WHAT THE TASK ASKS:
Report all lines holding "matplotlib".

[Start]

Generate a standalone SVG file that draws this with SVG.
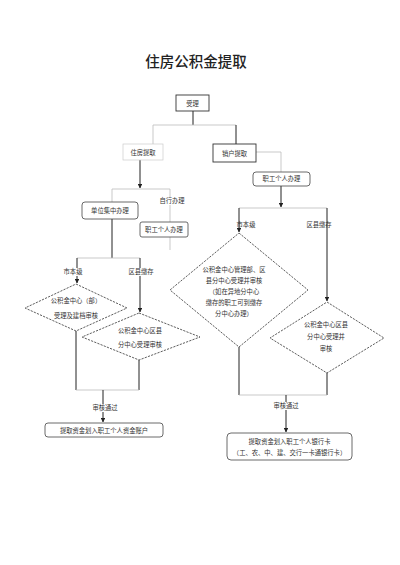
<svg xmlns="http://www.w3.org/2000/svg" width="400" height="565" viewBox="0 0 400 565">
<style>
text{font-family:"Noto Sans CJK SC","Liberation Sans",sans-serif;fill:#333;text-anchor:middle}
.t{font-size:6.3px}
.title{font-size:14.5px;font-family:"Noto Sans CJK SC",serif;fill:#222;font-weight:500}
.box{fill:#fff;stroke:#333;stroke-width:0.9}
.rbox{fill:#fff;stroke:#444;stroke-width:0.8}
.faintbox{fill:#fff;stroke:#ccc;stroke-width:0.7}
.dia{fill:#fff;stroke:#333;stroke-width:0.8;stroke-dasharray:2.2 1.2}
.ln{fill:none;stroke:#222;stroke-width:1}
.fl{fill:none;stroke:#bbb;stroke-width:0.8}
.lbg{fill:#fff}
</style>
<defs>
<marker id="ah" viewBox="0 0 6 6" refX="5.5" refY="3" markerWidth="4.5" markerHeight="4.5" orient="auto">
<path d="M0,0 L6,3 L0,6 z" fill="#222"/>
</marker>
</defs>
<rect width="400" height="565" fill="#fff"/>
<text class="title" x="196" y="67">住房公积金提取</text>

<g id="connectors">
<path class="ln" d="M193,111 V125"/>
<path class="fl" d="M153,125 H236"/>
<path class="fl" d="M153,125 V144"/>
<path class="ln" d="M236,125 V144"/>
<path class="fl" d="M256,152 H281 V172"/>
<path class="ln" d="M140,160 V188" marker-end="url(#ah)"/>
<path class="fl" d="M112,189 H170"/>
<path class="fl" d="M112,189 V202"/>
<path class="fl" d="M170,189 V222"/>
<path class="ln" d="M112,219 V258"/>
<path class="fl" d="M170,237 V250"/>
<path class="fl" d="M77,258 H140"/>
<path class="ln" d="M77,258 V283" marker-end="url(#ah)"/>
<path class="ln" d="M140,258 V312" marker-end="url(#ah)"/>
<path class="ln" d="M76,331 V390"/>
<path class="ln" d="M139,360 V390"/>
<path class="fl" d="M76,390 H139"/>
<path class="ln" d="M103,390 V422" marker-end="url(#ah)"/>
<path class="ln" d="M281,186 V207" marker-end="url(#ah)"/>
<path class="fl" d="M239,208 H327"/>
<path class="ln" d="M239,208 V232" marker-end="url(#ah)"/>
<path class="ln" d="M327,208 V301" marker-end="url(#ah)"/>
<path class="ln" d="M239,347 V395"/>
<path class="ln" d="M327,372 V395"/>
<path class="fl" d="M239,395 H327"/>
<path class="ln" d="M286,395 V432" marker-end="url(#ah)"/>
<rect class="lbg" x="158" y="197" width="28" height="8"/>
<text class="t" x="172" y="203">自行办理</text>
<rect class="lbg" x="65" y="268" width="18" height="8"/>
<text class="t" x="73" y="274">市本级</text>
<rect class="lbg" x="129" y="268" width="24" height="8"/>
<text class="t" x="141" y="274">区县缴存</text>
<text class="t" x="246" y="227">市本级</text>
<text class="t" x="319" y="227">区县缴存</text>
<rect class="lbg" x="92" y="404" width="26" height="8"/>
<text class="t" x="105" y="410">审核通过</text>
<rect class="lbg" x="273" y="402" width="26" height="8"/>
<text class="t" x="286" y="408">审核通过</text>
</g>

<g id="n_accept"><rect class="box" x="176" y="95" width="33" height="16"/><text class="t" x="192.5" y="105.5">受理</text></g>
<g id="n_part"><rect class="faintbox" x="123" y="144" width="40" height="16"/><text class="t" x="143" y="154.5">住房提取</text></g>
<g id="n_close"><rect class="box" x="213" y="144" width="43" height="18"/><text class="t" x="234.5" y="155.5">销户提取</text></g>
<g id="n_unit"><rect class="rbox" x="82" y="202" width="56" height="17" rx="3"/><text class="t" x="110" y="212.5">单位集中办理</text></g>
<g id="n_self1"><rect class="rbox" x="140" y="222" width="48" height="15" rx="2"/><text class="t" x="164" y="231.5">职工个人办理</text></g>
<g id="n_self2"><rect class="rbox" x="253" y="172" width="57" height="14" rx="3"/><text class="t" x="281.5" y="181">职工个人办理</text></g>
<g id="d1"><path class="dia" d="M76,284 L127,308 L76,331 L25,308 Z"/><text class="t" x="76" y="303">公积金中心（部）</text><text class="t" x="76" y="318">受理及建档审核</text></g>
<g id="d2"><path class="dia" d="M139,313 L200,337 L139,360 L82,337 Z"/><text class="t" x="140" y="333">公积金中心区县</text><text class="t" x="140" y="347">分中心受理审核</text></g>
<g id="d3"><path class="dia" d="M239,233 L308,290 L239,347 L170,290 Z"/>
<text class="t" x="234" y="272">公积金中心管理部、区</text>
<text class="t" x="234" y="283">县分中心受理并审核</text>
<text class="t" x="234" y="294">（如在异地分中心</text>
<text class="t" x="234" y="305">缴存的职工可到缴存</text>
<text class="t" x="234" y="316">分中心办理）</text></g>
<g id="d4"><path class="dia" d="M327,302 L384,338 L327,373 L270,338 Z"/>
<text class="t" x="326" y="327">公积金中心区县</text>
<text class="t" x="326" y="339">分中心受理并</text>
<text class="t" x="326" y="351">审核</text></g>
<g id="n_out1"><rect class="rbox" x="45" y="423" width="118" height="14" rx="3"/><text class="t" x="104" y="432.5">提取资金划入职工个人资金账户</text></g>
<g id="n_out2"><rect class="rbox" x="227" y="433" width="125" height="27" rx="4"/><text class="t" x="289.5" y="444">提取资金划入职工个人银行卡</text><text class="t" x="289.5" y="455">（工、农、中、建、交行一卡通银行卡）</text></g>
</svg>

[End]
[Start]

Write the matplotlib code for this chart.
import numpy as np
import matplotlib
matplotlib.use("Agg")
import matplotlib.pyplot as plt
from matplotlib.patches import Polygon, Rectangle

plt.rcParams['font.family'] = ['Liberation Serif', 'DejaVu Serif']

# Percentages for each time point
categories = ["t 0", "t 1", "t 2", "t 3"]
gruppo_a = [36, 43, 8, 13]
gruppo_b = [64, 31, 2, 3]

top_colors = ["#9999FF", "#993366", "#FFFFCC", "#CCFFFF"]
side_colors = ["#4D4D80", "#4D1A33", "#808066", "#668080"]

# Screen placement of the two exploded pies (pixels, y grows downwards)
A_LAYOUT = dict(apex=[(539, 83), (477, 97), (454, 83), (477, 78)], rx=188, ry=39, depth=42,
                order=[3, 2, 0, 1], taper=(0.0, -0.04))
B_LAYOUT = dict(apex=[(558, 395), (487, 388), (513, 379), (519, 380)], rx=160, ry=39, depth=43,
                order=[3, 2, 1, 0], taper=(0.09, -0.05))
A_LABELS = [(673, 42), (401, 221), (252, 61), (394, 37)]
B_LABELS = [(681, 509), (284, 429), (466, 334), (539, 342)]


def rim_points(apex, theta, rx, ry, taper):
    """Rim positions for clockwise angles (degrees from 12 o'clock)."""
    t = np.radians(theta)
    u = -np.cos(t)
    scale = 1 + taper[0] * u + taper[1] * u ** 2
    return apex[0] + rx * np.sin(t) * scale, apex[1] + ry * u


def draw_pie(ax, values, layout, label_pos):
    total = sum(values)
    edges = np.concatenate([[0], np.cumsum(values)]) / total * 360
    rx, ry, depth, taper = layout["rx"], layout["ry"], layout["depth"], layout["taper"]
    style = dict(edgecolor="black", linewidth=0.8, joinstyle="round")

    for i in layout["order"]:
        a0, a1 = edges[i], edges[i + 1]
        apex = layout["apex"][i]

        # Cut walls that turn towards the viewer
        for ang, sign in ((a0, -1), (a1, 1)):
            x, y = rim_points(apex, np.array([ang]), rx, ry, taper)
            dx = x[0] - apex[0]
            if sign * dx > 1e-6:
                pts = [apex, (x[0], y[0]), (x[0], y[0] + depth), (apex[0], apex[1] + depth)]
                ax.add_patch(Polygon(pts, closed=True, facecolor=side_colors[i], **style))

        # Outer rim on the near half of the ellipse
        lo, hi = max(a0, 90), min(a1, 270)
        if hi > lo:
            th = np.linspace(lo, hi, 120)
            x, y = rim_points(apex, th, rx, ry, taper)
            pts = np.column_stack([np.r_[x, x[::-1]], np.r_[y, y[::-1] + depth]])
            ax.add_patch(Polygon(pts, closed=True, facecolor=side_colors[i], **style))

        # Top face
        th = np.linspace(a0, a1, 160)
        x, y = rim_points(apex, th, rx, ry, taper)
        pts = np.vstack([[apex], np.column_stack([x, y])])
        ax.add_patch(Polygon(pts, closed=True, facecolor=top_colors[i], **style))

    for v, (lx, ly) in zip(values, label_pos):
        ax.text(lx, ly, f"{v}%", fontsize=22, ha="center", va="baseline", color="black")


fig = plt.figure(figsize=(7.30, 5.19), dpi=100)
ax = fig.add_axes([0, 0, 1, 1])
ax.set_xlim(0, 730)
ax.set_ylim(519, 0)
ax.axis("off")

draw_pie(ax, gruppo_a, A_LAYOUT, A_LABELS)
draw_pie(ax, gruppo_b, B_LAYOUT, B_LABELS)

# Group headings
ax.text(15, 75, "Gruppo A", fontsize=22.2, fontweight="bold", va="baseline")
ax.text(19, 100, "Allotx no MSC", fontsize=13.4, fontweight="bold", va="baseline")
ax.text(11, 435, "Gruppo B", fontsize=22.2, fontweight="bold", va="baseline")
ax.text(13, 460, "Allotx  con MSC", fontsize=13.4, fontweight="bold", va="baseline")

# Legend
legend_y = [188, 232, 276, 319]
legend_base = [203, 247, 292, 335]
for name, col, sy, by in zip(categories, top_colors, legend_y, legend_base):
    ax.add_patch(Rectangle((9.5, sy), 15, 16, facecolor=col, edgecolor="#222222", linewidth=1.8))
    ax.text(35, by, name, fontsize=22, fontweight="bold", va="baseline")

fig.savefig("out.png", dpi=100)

[End]

COMPLETE RESPONSE:
Write the matplotlib code for this chart.
import matplotlib
matplotlib.use("Agg")
import matplotlib.pyplot as plt
from matplotlib.patches import Polygon, Rectangle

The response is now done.